Ум в дураках у сердца

We use cookies. Read the Privacy and Cookie Policy

Ум в дураках у сердца

Трудно пустому мешку стоять прямо, говаривал Вениамин Франклин, ученый и государственный деятель. Жизнь Монжа и его товарищей по науке позволяет, как говорят ученые, обобщить это высказывание, распространив его на более широкий класс явлений.

Гениальный Лавуазье, а его не назовешь пустым ни в смысле интеллектуальном, ни в смысле материальном, не устоял прямо. Прав был академик А. Н. Крылов в своем ироническом высказывании: «В старину была поговорка «казенные деньги, что ком масла; когда его из рук в руки передают, — и ком не уменьшается, и руки становятся масляными. Вот он где истинный закон сохранения материи, не отсюда ли его взял Лавуазье, недаром он был откупщиком…»

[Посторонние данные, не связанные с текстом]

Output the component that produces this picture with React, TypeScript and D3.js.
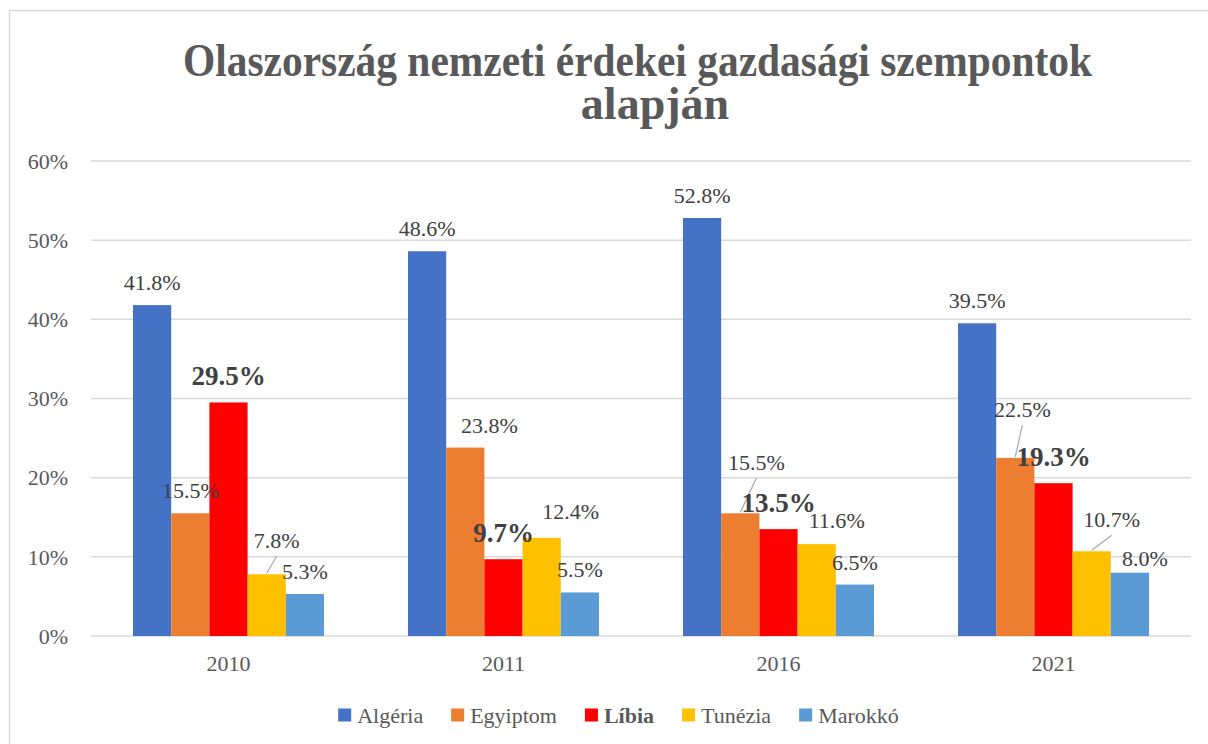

Великий химик и двадцать семь его коллег по откупу в мае 1794 года были приговорены революционным трибуналом к смертной казни как «зачинщики или соучастники заговора, стремившиеся содействовать успеху врагов Франции путем вымогательств и незаконных поборов с французского народа, подмешивавшие в табак воду… взимавшие 6 и 10 процентов на капитал… вместо узаконенных четырех, присваивавшие прибыли, которые должны были вноситься в казну, грабившие народ и национальное достояние с целью похитить у нации громадные суммы, необходимые для войны с коалицией деспотов, и передать эти суммы последним».

Все ли здесь справедливо — трудно сказать. По-видимому, не все. Но Монжу и другим республиканцам было ясно, что не устоял гений вместе со своим мешком денежным. Рухнул Лавуазье под нож гильотины. Монж, Бертолле, Лаплас и Лагранж потеряли друга, наука — гения.

Другой близкий друг Монжа — Пьер Симон Лаплас — тоже не стоял прямо и не потому, что не мог, он просто избегал слишком категоричных, обязывающих позиций. А если и требовались таковые, то занимал те, которые совпадали с волей властей. Он, познавший все тонкости небесной механики, умело применял ее и на грешной земле. Первый том своего бессмертного произведения «Небесная механика» он посвятил Наполеону Бонапарту, «героическому умиротворителю Европы», «Аналитическую теорию вероятностей» — ему же, «Наполеону Великому», а последний том «Небесной механики» — сменившему Наполеона монарху из семейства Бурбонов. И не ошибся: Наполеон сделал его графом, а король — пэром и маркизом. Революция со всеми ее драматическими событиями, потрясшими весь мир, не нарушила покоя Лапласа, не остановила размеренного хода его аналитической мысли. Совесть не беспокоила ученого в годину тягчайших испытаний родины.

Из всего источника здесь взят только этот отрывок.